Reproduce the material below line by line, beginning with its first line and ending with the line that contains "-- (212,600) -- cycle;"; leave out pictures.

* START ENTRIES SHOWN *

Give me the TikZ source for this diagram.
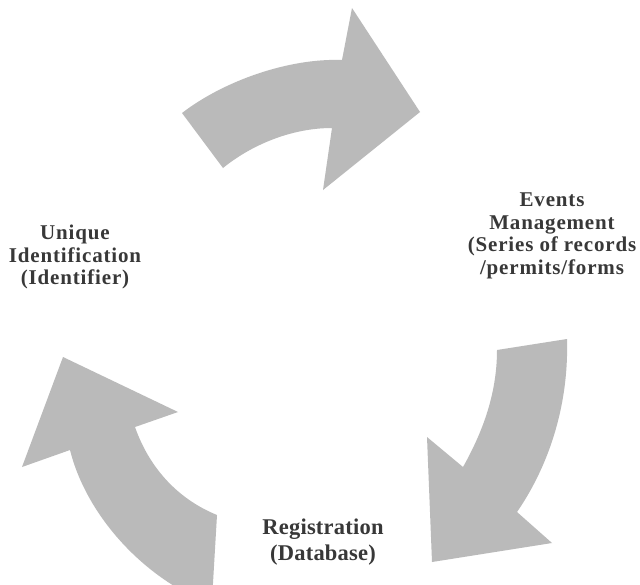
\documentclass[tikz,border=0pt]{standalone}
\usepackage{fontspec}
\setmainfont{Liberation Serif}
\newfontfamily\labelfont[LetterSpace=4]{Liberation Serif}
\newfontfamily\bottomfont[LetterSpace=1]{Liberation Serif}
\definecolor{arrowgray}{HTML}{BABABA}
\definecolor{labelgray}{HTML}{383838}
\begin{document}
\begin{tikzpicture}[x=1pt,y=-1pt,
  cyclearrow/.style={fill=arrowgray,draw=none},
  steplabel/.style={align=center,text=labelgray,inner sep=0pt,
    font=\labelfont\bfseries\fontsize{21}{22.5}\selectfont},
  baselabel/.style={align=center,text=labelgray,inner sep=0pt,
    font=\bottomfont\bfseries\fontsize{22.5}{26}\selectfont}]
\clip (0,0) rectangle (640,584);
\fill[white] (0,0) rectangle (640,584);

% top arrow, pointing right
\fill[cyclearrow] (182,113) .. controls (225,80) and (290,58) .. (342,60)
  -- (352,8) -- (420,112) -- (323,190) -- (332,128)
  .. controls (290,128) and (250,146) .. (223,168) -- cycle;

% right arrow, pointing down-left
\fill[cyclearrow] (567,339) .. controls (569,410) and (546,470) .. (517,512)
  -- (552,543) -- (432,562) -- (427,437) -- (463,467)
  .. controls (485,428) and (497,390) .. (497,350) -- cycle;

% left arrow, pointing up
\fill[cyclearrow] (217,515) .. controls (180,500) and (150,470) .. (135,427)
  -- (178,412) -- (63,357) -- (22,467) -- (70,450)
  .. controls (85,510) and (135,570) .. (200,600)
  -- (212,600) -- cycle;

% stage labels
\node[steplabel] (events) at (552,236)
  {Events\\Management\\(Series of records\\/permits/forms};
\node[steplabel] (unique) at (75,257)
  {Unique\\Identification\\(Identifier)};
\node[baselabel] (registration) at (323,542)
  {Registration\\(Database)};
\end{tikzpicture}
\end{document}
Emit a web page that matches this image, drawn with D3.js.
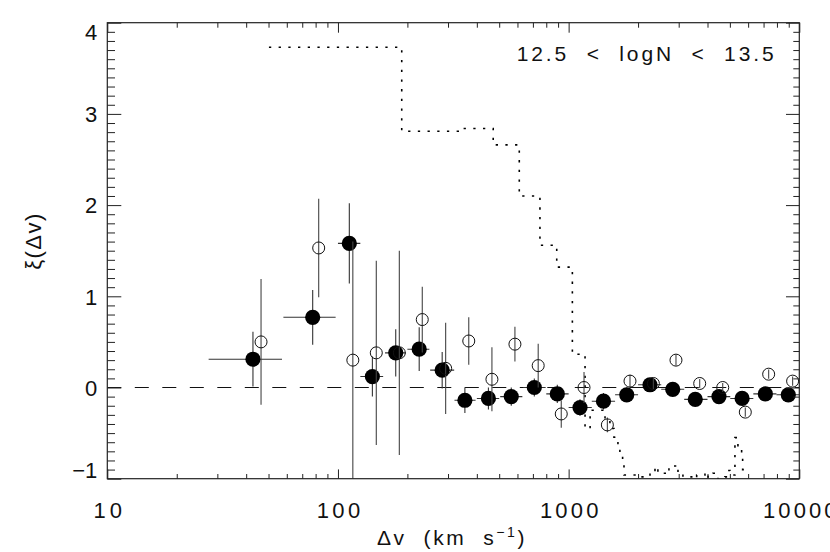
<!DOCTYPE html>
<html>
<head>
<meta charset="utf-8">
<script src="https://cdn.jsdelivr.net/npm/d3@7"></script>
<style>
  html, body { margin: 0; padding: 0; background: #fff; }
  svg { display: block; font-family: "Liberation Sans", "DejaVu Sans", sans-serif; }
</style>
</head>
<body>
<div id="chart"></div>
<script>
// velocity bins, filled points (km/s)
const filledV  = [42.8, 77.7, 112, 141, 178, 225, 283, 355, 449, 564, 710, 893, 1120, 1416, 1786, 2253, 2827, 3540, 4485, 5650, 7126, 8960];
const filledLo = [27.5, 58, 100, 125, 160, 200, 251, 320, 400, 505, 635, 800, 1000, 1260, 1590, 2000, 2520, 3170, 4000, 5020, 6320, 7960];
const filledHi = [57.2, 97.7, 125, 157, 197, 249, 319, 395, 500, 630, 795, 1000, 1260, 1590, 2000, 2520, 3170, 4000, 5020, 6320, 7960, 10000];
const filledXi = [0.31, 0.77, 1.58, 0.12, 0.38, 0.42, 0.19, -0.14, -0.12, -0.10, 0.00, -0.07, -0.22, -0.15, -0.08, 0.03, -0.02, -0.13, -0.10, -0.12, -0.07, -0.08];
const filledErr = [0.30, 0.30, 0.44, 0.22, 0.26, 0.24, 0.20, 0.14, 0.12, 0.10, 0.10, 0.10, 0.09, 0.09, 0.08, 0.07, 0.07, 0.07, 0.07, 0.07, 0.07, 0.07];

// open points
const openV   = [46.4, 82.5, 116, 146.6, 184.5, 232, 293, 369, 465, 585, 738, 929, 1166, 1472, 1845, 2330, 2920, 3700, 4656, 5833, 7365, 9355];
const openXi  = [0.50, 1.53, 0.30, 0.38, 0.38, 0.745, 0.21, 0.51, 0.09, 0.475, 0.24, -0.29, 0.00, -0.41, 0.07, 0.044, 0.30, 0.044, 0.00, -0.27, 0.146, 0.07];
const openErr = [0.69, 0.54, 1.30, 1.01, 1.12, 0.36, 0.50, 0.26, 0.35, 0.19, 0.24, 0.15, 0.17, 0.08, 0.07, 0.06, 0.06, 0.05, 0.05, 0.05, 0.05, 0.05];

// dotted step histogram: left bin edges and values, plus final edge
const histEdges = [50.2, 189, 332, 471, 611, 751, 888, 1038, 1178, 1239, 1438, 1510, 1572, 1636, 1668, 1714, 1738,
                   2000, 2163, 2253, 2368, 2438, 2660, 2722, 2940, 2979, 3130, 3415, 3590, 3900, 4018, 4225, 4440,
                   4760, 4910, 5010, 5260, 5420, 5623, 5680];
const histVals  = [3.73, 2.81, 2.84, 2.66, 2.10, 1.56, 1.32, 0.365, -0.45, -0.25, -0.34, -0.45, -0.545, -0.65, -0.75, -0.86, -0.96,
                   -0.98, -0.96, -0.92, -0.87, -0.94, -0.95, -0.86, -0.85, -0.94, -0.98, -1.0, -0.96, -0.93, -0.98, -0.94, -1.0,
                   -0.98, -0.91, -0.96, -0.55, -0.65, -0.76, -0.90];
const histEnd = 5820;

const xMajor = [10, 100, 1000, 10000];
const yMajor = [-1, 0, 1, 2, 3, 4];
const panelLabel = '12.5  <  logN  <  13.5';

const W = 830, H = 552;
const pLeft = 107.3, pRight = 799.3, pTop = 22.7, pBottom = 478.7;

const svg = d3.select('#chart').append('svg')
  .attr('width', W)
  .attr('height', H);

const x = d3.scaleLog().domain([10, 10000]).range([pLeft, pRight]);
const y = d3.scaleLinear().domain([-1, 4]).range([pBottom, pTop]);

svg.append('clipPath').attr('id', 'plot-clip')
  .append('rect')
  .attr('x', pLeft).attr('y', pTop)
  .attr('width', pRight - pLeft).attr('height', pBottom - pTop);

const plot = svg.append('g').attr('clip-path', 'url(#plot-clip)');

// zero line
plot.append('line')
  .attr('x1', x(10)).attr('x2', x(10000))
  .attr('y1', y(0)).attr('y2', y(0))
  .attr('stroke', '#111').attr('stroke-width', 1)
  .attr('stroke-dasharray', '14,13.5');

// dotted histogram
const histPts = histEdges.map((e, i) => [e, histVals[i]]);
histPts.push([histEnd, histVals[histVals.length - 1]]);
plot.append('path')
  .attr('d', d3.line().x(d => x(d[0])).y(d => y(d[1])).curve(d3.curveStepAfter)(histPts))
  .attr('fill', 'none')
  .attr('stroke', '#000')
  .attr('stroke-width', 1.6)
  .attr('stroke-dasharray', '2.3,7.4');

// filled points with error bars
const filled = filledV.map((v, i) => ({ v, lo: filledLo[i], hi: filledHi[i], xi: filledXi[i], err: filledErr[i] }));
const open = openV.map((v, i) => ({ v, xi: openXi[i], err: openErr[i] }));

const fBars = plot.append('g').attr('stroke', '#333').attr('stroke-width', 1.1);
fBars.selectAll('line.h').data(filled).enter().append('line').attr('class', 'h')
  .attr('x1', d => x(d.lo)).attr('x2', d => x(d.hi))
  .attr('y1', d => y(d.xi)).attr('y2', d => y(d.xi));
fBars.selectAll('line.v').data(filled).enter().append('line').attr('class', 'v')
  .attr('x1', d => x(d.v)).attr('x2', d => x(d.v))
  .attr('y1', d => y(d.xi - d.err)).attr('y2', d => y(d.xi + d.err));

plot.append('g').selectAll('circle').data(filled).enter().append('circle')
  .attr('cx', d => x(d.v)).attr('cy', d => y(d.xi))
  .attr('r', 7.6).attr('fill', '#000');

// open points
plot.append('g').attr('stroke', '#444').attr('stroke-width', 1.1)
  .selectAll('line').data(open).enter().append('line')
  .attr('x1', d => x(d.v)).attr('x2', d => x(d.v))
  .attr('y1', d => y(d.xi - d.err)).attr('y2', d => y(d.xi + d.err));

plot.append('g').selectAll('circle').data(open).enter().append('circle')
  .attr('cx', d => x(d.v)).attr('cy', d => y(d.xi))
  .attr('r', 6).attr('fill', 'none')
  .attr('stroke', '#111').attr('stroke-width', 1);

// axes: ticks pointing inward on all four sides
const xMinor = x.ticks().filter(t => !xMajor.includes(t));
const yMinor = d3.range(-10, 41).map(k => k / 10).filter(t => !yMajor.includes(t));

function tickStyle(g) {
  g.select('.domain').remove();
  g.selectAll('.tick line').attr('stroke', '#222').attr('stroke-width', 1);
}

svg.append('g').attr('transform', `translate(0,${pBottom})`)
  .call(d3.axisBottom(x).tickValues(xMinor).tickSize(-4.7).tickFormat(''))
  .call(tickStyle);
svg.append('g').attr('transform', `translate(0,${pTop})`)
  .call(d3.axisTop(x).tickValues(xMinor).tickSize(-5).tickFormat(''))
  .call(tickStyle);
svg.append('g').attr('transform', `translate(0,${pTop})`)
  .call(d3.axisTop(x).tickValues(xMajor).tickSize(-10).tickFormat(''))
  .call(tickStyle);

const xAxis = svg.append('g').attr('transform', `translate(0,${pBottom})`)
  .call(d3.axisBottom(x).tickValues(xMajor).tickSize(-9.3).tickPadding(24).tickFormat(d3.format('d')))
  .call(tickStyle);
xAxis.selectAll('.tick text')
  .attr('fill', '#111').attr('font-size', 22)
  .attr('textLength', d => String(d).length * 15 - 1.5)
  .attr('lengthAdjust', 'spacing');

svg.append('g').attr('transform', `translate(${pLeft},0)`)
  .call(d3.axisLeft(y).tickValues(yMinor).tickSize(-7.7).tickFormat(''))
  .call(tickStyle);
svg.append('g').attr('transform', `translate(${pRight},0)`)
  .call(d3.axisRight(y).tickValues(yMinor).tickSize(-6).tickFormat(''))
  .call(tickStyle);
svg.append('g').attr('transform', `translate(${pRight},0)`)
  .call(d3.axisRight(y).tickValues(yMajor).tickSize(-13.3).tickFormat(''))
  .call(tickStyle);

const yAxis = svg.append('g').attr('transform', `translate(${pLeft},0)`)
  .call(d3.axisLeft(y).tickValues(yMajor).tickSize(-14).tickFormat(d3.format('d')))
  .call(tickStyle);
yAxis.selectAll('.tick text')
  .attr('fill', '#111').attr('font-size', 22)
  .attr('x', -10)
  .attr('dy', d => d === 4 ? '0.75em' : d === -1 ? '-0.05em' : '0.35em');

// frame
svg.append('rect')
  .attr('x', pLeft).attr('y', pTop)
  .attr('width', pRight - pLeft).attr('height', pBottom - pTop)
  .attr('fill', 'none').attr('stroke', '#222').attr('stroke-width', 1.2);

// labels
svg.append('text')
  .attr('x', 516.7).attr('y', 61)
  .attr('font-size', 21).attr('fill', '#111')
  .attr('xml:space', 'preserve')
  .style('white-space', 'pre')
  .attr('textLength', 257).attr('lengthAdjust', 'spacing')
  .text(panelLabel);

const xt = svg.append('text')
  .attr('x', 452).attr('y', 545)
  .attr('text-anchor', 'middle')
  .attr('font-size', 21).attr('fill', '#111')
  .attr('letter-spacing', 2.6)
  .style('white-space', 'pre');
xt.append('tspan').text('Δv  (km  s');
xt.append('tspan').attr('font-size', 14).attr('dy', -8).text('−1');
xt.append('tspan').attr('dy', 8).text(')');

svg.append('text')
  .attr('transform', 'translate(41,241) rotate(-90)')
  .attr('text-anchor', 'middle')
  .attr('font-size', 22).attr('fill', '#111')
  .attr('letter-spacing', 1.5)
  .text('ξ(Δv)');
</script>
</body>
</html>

* END ENTRIES SHOWN *

**EXERCISE ANSWER**.
Give me the TikZ source for this diagram.
\documentclass[tikz,border=0pt]{standalone}
\usepackage{fontspec}
\setmainfont{Liberation Serif}
\newfontfamily\labelfont[LetterSpace=4]{Liberation Serif}
\newfontfamily\bottomfont[LetterSpace=1]{Liberation Serif}
\definecolor{arrowgray}{HTML}{BABABA}
\definecolor{labelgray}{HTML}{383838}
\begin{document}
\begin{tikzpicture}[x=1pt,y=-1pt,
  cyclearrow/.style={fill=arrowgray,draw=none},
  steplabel/.style={align=center,text=labelgray,inner sep=0pt,
    font=\labelfont\bfseries\fontsize{21}{22.5}\selectfont},
  baselabel/.style={align=center,text=labelgray,inner sep=0pt,
    font=\bottomfont\bfseries\fontsize{22.5}{26}\selectfont}]
\clip (0,0) rectangle (640,584);
\fill[white] (0,0) rectangle (640,584);

% top arrow, pointing right
\fill[cyclearrow] (182,113) .. controls (225,80) and (290,58) .. (342,60)
  -- (352,8) -- (420,112) -- (323,190) -- (332,128)
  .. controls (290,128) and (250,146) .. (223,168) -- cycle;

% right arrow, pointing down-left
\fill[cyclearrow] (567,339) .. controls (569,410) and (546,470) .. (517,512)
  -- (552,543) -- (432,562) -- (427,437) -- (463,467)
  .. controls (485,428) and (497,390) .. (497,350) -- cycle;

% left arrow, pointing up
\fill[cyclearrow] (217,515) .. controls (180,500) and (150,470) .. (135,427)
  -- (178,412) -- (63,357) -- (22,467) -- (70,450)
  .. controls (85,510) and (135,570) .. (200,600)
  -- (212,600) -- cycle;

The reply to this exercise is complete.